Au fil des albums – celui-ci est déjà son cinquième – Keren Ann s’est taillé une place de choix sur la scène dite «alternative» (terme vidé de son sens, mais qu’importe), en accordant autant de place au fond et à la forme de son art, c’est-à-dire à l’écriture et à l’enveloppe sonore de ses chansons.
Avec Keren Ann (Virgin/EMI), l’auteure-compositrice franco-américaine et son réalisateur Joe Barresi ont joué aux alchimistes, signant un album qui baigne dans un flou à la fois onirique et érotique, tout en faisant preuve d’un sens infaillible de la formule pop.
Une formule admirablement servie par une voix qui sait nous entraîner à l’intérieur des chansons plutôt que de projeter ses émotions avec une passion centrifuge.
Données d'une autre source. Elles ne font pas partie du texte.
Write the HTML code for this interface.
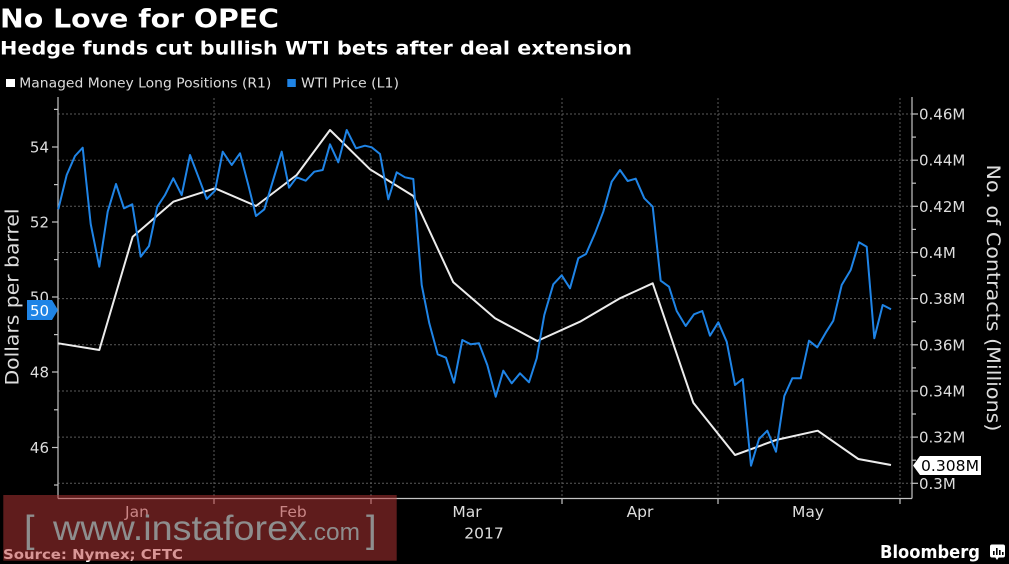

Mais si elle joue en virtuose de la vulnérabilité, Keren sait articuler une menace d’autant plus troublante qu’elle s’exprime sotto voce plutôt qu’à grands cris (It Ain’t No Crime).
Et comme culture musicale, on ne trouvera rien à redire: dans son univers, Leonard Cohen tutoie Ennio Morricone, Lee Hazelwood fréquente Joy Division, lorsque ce n’est pas Françoise Hardy qui lance un clin d’œil au Velvet Underground.
C’est d’ailleurs ce dernier alliage qui lui a permis à Keren d’accoucher de Lay Your Head Down, chanson parfaite que n’aurait pas reniée un jeune Lou Reed, et qui brode sa magie avec un minimum de moyens: quelques harmonies évanescentes, un solo de guitare doucement discordant et un harmonica mélancolique servent de cadre à cette invitation («Why don’t you lay your head down/In my arms, in my arms») qui se veut plus tendre que lascive.